Pirate Party President Brendan Molloy commented: “No reason has been given for why the public must remain in the dark. This is a fundamentally undemocratic approach that excludes the major stakeholder — the Australian public. Botched media interviews and confused, conflicting statements over the past weeks have not provided any reassurance to Australians that the Government is competent enough to understand the enormous implications data retention has for our privacy. This is a highly controversial policy, and one that has already been rejected in the European Union precisely because it threatens privacy to such an unreasonable degree[2]. It is a complex area that needs great consideration and maximum public participation.

“No justifiable reason to store information that reveals individuals’ locations has been provided, let alone allowing access without a warrant. The Pirate Party’s position has been and continues to be that the threshold for access to stored data under existing arrangements is already too low, and must require a warrant. This extends to any further proposals.
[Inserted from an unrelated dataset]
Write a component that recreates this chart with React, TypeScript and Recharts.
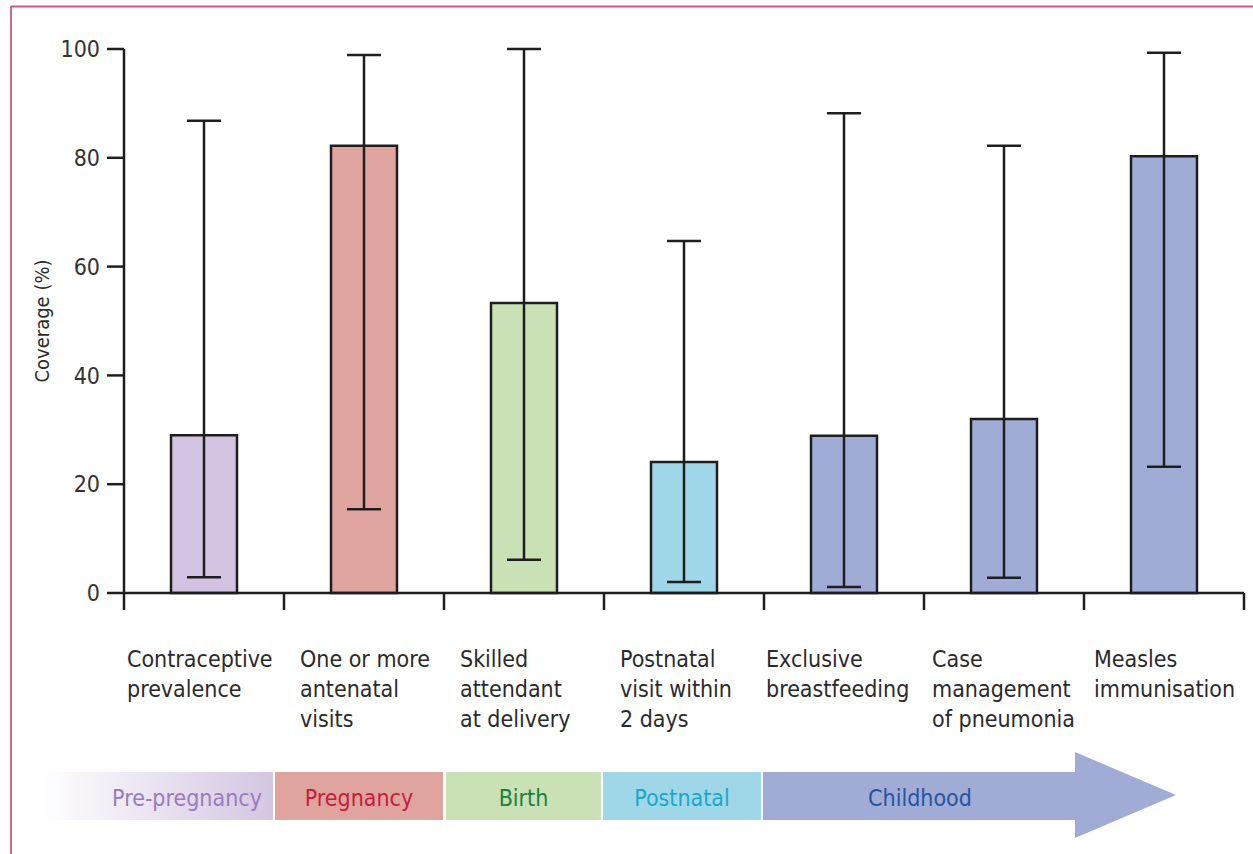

“It also seems, despite the Attorney-General dismissing the suggestion, that the storage of information relating to download volumes is for the benefit of the copyright lobby. This was not on the cards previously, and we cannot fathom what use this information would be to the investigation of terrorism and other serious crimes.

“To mandate the retention of such vast quantities of information on all Australians is not a proportional nor necessary response to the perceived threats. The Attorney-General must immediately release this document in full, as well as future documents. Australians at large are the biggest stakeholders in these proposals, and have the right to be informed.”